So we continue on our discussion of Desecularization book...Chapter 2 is written by George Weigel, who is Senior Fellow at the Ethics and Public Policy Center in Washington D.C. - and his blog tells us he is pretty important!
Peter Berger, in the previous chapter, mentioned the oscillation under John Paul II (JPII) between adaptation or resistance to the forces of modernity. George Weigel begins his chapter taking us back through the history of Catholic attitudes to modernity. Wiegel also points out the vastness of the Catholic Church – with over a billion adherents (15% of the world’s population) – 4300 bishops, 404,500 priests (no wonder you get some distinctly dodgy ones out of that number), and almost a million women in religious orders. The Vatican has full diplomatic relations with 166 states and often plays an important, behind the scenes role, in major diplomatic initiatives (according to Weigel).
Weigel argues in this chapter that the Catholic Church acts as a carrier for ‘a distinctive set of proposals for the right ordering of societies and indeed of international life.’ These proposals focus on ‘the human person, human community, human history, and human destiny, all understood in their relationship to God.’ For this reason the Catholic Church comes across as a bit of a misnomer in the secularized world because of its insistence of reading the whole of reality against that relationship – God is central to any thinking about what it is to be human. (Hence Benedict XVI’s outburst against rights agendas – and if we all have rights who decides between us when our rights conflict?).
Weigel is a JPII fan (and wrote his biography so I understand): he talks about his papacy in exalted terms: ‘a pontificate of greater intellectual significance for the Church and its address to the world than any other since the Reformation, in my judgement.’ So he discusses JPII’s engagement with the wider European intellectual culture and Karol Wojtyla’s role in expounding public truths which shouldn’t be dismissed as the ramblings of a sectarian old man.
Weigel focuses on JPII’s 1995 speech to the UN on human rights as the best example of this exposition. Interestingly, it is the very process of adaptation which is being focused on here. JPII argued strongly, against ‘militant Islamists’ and ‘East Asian autocrats’, that rights were not an example of Western Imperialism but part of the international, pan-global progress towards modernity – ‘one of the great dynamics of human history’. This sounds like anything you would find in the golden age scholarship of Victorian England. JPII argued for a universal moral law written on the human heart (language reminiscent of Jeremiah 31) as ‘that kind of “grammar” which is needed’ for a century of persuasion rather than another century of violent coercion.
Weigel explores this further by extrapolating the implications of JPII’s assertion on rights. If rights are not universal, then nor is human nature. If human nature is not universal, then there can be no common discourse and coercion is the only possible way forward.

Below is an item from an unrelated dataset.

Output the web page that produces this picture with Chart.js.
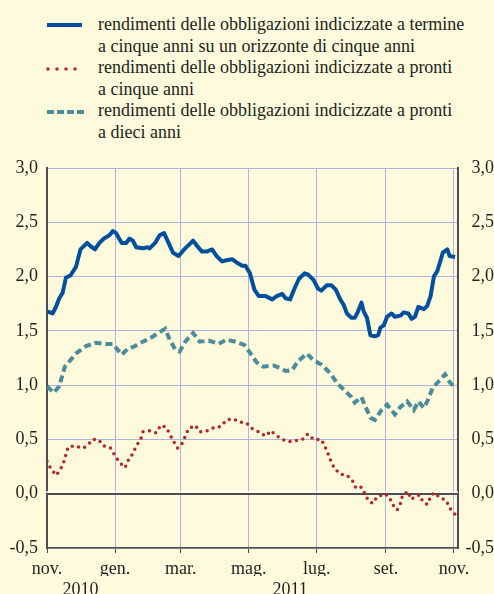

(Personally I think there are a few alternative steps in this rather crude philosophical framework. ‘If there are no universal human rights’ is a totalizing statement which begs lots of questions – what are rights, how do these relate to what it means to be human, are they not contextualized, social norms and as such will be different dependent on the host culture? As a middle-class heterosexual white man do I have different rights than an underprivileged black gay woman? Have I got rights to limit my rights in order to maximize the rights of those who have less options? Have I got obligations to do this which override my rights? You just can’t base the argument on the existence of rights in the first place – that is to cave in to modernity completely.)
But JPII goes further in expounding the Catholic insight that there needs to be a moral norm at the heart of society to allow it to function appropriately and not collapse into fascism or communism: ‘unless freedom is tethered to certain basic truths about human beings, freedom becomes its own undoing, as liberty becomes mere license and politics descends into Hobbes’s war of all against all.’ There’s some interesting discussion to be had there about the recent collapse within the humanist communities over the demise of Dawkins’ website community. What is the moral compass or drive behind the secular agenda?
Weigel’s chapter peters out in a series of recapitulations of this central proposition – that Catholicism under JPII offers a post-Constantinian approach to political life – not grasping political power or trying to confront power. But rather engaging with power to highlight the centrality of a universal moral law – a kind of ‘common good’ argument, I suppose. Weigel clearly regards this as a new thing. I’m not so sure. Isn’t it what those who have been in less prestigious places have been arguing for many a year?
What this chapter does not do is to explore secularization or argue about how the Catholic Church can seek to desecularize the world. It offers a view of JPII’s pontificate and a validation of a Catholic worldview. But it doesn’t address the questions of declining hegemony, of internal fraction and external criticism which the RC Church is facing. But that may be because under JPII the Catholic Church seemed to be a much more stable entity than under Benedict XVI? Or does it just prove that JPII’s policy of aggiornamento was misguided in the first place?